■ TO DO:
Below are the records; extract from them the line containing "Reproduce this chart with Plotly." to the line containing "xs = list(range(len(quarters)))", both lines included, exactly and with no pictures.

■ MATERIAL:
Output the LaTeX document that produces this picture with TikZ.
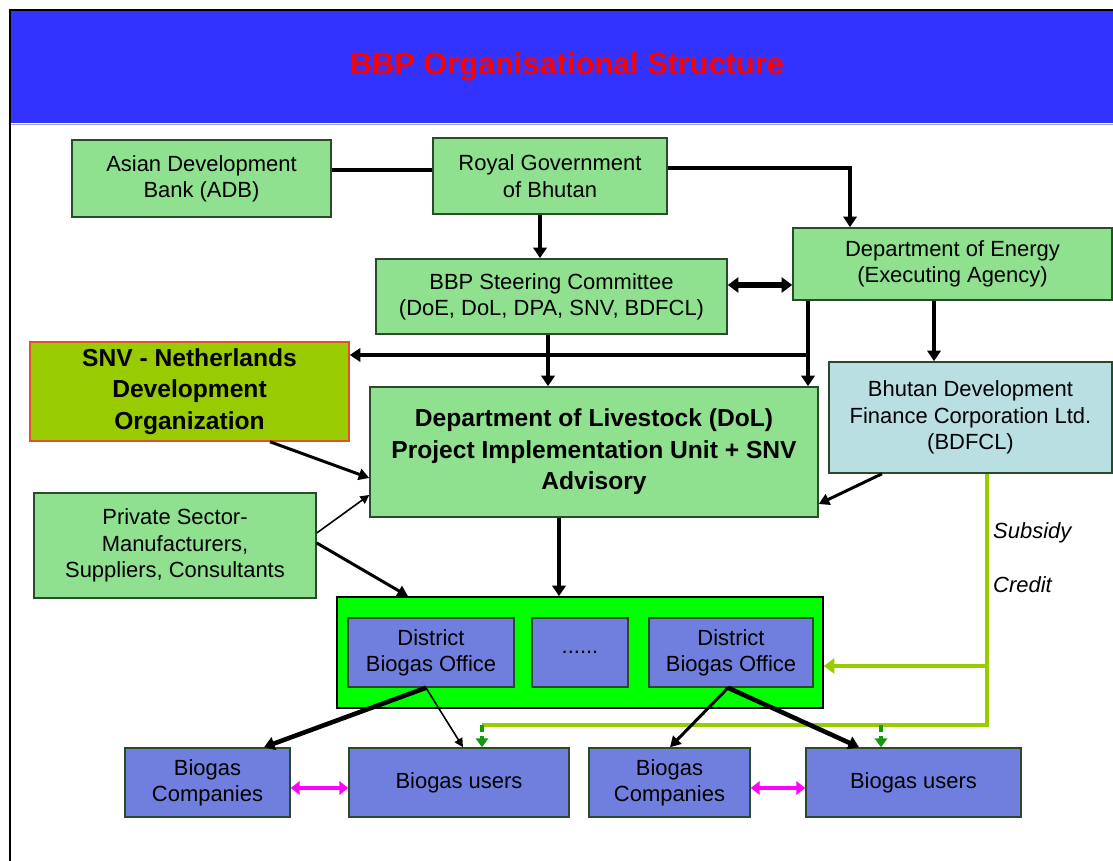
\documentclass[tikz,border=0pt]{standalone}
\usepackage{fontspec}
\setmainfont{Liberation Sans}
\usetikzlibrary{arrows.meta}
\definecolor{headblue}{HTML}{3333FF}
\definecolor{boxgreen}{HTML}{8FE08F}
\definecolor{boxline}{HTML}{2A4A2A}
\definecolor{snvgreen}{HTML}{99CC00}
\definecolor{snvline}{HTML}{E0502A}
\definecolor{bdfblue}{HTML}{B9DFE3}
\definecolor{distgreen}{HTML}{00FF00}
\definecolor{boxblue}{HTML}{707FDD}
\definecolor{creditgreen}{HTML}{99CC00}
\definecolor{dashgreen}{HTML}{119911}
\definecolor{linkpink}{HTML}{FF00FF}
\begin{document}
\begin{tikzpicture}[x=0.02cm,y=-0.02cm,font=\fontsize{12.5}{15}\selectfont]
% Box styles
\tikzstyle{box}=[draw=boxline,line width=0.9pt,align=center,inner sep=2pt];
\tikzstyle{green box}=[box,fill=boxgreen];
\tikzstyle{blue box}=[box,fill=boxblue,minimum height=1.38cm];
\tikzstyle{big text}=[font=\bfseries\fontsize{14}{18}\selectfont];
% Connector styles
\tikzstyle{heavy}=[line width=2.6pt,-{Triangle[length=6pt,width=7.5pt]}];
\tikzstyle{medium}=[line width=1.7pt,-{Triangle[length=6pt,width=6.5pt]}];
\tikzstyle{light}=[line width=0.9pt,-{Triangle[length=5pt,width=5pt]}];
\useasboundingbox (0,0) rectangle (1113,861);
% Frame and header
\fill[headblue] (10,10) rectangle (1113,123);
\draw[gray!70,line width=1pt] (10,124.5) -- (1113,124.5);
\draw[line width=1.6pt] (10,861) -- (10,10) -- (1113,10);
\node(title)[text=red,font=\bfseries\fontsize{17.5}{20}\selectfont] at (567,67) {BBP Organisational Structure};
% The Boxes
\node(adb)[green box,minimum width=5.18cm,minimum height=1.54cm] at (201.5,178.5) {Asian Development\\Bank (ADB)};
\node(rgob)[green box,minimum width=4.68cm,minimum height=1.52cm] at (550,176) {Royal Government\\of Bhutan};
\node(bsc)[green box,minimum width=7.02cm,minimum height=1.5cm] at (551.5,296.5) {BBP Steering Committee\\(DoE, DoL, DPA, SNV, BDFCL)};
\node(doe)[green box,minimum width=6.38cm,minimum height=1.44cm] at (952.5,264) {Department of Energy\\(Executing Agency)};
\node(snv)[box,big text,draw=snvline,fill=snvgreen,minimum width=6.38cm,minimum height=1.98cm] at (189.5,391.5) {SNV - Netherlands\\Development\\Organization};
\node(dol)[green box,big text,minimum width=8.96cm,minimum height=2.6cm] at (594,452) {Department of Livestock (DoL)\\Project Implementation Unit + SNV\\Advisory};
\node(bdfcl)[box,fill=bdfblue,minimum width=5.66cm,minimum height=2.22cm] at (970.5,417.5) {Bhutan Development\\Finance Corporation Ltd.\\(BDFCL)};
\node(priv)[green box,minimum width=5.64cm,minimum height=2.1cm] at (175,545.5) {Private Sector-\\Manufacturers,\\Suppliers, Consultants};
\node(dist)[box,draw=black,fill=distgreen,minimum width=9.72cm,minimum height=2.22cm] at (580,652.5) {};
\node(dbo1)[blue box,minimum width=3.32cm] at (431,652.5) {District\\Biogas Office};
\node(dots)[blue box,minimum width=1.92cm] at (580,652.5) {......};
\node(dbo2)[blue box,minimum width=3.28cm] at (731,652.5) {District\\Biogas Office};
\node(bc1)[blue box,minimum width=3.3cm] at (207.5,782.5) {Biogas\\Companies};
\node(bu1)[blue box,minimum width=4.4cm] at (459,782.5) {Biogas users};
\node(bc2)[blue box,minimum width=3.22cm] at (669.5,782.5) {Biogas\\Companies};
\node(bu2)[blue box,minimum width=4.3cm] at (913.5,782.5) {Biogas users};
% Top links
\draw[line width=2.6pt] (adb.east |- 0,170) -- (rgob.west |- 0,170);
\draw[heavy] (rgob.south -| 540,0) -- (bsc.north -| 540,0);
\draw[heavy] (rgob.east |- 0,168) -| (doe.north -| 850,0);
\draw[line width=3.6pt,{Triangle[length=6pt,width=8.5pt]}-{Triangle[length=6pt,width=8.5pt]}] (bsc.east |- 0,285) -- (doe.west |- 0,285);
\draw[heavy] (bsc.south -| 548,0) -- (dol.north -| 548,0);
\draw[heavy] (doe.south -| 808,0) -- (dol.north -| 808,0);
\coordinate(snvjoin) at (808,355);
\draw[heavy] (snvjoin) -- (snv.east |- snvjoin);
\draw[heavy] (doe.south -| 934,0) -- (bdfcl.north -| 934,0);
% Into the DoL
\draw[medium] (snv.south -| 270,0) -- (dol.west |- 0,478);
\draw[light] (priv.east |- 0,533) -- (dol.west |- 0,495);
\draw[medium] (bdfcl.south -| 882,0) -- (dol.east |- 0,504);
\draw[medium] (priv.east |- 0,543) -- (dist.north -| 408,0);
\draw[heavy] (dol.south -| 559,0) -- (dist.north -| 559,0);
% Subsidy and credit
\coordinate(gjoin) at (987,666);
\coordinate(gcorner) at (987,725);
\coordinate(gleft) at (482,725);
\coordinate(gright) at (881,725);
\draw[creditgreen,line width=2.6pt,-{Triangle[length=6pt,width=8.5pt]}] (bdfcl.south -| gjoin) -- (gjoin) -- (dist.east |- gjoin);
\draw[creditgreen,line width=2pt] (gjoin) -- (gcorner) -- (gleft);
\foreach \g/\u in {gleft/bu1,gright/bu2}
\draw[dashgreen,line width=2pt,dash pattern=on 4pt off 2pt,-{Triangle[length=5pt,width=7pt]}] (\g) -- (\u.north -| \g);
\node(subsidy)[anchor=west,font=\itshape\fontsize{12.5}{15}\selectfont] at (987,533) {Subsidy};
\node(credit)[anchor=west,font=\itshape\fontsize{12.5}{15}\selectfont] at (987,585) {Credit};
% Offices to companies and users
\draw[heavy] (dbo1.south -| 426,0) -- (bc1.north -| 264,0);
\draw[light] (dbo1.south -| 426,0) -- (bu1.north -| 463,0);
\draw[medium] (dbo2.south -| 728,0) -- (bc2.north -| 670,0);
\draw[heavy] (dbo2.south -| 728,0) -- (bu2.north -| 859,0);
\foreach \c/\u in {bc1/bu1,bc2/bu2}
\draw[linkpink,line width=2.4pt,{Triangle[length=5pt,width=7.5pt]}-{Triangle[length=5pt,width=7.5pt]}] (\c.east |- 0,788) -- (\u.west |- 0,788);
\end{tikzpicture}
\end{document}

* * *

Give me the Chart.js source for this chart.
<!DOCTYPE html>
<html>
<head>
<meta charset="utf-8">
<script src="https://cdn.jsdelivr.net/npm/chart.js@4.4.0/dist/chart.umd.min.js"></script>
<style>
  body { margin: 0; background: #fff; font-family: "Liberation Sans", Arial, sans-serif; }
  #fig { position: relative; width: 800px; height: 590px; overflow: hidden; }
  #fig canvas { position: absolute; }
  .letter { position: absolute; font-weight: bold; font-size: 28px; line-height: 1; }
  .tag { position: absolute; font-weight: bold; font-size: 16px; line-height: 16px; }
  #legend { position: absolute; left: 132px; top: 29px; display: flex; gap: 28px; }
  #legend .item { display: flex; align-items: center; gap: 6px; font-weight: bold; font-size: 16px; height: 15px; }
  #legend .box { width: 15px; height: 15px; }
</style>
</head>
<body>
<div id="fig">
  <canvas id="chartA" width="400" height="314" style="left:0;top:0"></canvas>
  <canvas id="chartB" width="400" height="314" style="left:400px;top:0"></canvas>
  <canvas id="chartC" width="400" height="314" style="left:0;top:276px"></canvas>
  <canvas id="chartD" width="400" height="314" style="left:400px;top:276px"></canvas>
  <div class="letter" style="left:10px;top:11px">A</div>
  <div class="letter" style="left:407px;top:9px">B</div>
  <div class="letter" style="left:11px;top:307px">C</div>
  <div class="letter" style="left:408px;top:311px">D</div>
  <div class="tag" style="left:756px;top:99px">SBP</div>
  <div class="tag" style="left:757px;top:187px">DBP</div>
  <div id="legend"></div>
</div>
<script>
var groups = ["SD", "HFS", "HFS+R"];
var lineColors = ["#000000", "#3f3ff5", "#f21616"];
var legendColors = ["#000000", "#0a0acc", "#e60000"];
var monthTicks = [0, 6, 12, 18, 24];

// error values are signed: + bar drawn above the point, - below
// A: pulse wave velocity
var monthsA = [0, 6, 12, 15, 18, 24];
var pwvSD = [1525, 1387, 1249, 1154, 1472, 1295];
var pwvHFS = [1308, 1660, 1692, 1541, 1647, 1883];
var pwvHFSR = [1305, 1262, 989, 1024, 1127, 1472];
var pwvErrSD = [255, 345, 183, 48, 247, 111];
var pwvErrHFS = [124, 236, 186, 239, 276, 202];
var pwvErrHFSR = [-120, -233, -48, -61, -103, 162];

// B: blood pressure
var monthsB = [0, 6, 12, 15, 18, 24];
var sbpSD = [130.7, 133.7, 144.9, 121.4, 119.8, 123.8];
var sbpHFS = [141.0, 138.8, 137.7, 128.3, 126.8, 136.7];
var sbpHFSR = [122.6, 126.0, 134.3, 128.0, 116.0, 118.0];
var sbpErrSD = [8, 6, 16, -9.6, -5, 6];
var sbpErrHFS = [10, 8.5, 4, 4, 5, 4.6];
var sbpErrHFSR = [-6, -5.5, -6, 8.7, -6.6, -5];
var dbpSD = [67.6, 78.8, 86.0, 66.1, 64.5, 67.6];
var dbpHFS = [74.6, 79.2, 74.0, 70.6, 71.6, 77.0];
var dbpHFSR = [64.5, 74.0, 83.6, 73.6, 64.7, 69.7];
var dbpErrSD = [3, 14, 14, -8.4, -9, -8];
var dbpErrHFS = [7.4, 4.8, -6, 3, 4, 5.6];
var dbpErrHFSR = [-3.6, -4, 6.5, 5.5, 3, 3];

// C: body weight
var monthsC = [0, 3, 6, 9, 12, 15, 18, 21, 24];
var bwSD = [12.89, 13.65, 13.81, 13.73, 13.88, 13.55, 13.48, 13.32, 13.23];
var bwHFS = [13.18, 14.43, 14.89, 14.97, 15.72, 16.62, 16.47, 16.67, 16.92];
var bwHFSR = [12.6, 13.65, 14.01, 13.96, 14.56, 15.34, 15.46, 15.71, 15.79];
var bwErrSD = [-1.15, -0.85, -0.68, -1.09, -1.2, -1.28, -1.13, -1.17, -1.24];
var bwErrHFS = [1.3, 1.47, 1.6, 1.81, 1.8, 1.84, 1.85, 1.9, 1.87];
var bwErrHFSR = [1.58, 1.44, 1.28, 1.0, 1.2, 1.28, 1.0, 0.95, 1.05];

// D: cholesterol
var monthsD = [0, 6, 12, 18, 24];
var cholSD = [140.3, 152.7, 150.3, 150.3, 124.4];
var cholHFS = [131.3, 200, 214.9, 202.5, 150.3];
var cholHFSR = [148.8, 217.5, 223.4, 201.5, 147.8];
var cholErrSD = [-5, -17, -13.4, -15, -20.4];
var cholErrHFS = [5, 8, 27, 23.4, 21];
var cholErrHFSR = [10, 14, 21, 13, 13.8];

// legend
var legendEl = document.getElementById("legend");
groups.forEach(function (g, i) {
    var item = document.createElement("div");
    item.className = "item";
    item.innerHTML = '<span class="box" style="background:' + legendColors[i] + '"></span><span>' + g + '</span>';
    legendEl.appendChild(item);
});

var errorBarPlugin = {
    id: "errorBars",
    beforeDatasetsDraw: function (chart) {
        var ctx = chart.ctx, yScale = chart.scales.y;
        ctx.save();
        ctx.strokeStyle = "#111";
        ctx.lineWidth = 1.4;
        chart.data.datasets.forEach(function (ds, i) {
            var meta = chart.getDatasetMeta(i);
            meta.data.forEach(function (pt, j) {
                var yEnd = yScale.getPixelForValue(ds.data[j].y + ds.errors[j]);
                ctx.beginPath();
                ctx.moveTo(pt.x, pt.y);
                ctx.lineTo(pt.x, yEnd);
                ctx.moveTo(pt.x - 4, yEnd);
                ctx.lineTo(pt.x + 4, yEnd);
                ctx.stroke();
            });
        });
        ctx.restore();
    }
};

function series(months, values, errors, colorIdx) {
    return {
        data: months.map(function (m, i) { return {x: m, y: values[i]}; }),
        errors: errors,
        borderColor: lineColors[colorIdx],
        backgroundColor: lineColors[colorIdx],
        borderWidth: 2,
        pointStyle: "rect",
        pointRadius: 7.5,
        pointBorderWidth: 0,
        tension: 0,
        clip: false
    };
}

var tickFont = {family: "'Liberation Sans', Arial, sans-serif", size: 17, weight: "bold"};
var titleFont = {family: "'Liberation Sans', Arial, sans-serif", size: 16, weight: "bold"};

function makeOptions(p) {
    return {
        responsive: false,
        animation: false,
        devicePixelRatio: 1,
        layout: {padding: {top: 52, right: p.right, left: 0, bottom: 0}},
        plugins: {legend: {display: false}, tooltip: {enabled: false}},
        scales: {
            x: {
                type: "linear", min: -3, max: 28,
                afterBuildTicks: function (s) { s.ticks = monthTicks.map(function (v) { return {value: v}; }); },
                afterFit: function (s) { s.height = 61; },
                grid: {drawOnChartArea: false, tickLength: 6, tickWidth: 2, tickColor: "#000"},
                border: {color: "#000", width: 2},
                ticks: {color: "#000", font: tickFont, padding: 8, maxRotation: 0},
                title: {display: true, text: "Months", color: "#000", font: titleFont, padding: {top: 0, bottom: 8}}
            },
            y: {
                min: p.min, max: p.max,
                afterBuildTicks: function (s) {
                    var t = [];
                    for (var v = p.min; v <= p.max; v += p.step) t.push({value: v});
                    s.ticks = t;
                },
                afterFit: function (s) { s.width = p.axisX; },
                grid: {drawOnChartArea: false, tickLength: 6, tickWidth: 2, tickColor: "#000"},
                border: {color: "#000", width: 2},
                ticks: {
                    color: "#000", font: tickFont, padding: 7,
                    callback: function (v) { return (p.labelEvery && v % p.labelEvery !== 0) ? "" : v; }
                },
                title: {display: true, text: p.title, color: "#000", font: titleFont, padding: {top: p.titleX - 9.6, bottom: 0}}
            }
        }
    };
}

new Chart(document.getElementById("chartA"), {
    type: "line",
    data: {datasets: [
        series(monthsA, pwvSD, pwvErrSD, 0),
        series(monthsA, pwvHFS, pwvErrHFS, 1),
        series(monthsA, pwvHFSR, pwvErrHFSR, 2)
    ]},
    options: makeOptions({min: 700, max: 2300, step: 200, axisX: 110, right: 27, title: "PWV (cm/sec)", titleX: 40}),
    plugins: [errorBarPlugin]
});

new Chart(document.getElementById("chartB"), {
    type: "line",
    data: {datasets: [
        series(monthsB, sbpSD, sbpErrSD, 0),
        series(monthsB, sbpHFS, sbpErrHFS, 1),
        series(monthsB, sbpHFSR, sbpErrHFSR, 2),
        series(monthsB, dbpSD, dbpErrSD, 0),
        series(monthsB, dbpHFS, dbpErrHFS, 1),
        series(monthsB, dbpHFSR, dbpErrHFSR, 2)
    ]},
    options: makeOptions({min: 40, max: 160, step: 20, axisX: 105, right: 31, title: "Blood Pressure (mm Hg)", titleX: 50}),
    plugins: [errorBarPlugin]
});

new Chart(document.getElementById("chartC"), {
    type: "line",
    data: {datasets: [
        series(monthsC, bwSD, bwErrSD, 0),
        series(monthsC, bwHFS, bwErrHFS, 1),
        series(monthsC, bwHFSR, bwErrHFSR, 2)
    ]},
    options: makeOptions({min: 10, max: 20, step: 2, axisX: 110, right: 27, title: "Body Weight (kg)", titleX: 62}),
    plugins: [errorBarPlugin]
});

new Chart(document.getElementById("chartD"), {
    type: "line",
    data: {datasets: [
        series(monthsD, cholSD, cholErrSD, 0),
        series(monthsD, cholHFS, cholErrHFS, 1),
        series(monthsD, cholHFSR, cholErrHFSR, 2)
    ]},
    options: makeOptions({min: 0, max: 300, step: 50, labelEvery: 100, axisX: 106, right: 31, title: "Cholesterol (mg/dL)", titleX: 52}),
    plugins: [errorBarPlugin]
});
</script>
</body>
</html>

==

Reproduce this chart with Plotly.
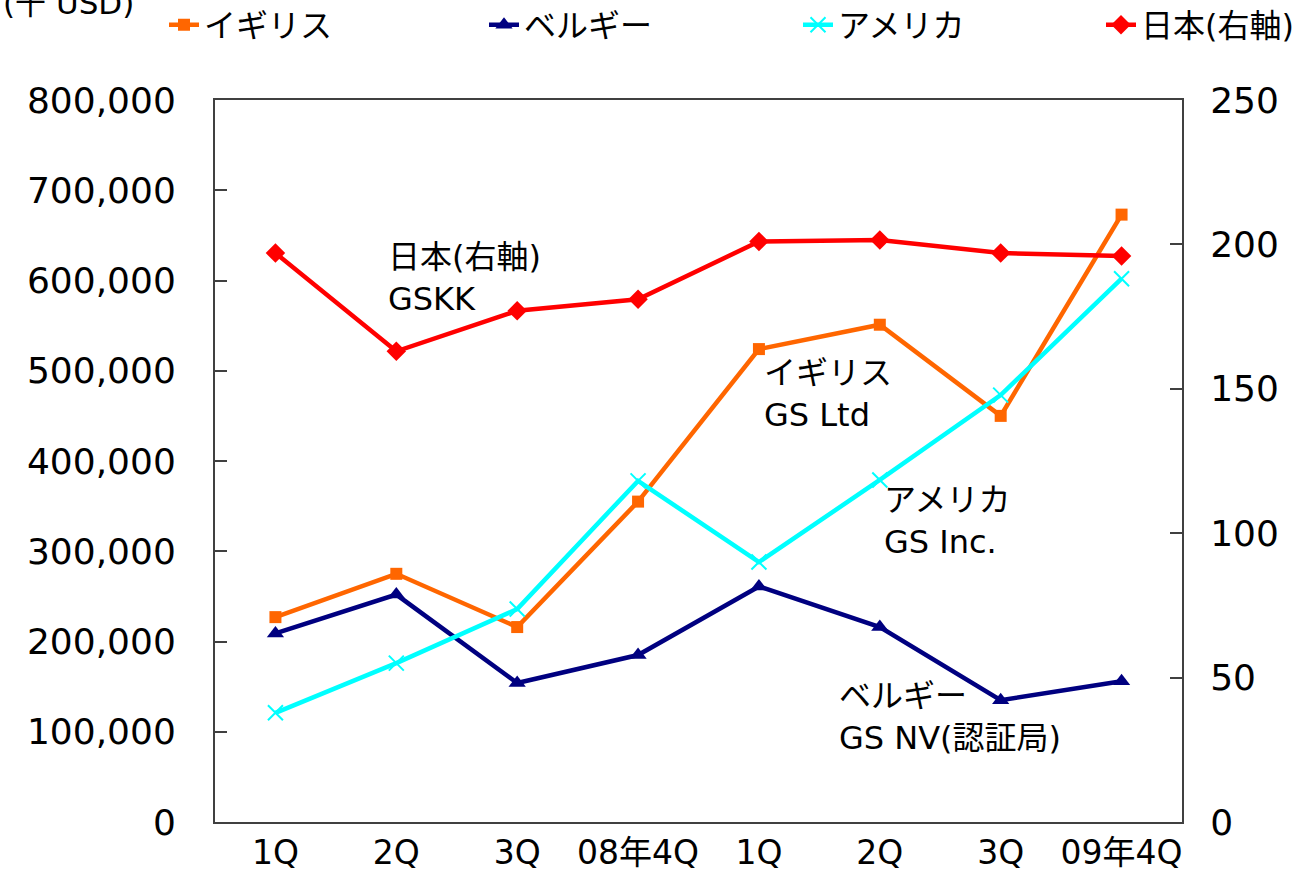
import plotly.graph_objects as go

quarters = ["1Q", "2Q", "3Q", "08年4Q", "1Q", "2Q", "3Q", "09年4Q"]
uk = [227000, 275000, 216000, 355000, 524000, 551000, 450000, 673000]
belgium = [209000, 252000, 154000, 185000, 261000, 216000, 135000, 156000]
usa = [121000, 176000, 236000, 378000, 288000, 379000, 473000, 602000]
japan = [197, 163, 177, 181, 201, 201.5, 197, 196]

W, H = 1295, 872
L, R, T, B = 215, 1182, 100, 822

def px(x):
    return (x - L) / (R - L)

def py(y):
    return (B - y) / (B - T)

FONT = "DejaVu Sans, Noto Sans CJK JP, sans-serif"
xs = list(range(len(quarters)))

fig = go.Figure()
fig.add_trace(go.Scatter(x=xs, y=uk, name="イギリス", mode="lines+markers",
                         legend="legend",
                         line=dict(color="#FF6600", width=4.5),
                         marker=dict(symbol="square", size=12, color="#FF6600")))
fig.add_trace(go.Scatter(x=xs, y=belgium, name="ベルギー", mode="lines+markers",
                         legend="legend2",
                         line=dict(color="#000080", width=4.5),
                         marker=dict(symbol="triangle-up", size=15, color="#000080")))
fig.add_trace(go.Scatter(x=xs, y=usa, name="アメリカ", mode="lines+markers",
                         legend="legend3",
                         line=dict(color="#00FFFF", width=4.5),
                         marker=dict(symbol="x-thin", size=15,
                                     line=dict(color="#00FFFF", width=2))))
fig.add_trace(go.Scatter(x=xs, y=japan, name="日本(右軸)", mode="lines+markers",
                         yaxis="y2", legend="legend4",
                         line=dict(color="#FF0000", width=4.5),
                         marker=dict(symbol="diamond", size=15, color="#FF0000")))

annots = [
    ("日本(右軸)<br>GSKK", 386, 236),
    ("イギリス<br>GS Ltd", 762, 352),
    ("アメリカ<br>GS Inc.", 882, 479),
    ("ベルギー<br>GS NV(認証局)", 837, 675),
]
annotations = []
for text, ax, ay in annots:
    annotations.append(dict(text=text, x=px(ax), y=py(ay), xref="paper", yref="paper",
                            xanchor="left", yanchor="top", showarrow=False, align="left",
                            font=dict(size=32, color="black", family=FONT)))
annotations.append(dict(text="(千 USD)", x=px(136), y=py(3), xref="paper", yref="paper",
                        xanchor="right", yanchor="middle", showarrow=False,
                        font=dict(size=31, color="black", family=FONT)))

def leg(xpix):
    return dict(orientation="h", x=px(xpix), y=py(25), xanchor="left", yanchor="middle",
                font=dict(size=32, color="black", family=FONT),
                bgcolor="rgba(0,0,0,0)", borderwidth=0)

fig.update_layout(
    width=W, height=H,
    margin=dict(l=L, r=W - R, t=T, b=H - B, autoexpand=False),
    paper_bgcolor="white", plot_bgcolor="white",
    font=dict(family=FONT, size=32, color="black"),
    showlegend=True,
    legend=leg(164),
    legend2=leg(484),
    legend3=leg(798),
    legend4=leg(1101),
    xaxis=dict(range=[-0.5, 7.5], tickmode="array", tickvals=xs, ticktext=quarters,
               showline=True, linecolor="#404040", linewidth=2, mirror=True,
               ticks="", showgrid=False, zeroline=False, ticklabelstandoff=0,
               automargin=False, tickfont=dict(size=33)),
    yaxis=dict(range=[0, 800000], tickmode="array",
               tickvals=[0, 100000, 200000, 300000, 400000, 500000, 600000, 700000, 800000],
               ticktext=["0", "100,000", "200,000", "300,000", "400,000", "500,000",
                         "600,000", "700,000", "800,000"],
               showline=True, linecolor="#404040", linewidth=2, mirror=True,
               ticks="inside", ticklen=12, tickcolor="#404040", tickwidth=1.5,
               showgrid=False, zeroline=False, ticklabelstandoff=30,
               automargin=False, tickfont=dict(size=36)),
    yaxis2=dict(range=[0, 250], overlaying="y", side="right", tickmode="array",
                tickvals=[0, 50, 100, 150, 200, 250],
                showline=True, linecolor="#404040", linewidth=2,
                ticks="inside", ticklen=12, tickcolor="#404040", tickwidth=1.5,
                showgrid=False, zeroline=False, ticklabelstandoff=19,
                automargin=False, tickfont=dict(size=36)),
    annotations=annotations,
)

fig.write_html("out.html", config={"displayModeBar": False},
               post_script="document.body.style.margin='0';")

■ SOLUTION FOR THIS EXERCISE:
Reproduce this chart with Plotly.
import plotly.graph_objects as go

quarters = ["1Q", "2Q", "3Q", "08年4Q", "1Q", "2Q", "3Q", "09年4Q"]
uk = [227000, 275000, 216000, 355000, 524000, 551000, 450000, 673000]
belgium = [209000, 252000, 154000, 185000, 261000, 216000, 135000, 156000]
usa = [121000, 176000, 236000, 378000, 288000, 379000, 473000, 602000]
japan = [197, 163, 177, 181, 201, 201.5, 197, 196]

W, H = 1295, 872
L, R, T, B = 215, 1182, 100, 822

def px(x):
    return (x - L) / (R - L)

def py(y):
    return (B - y) / (B - T)

FONT = "DejaVu Sans, Noto Sans CJK JP, sans-serif"
xs = list(range(len(quarters)))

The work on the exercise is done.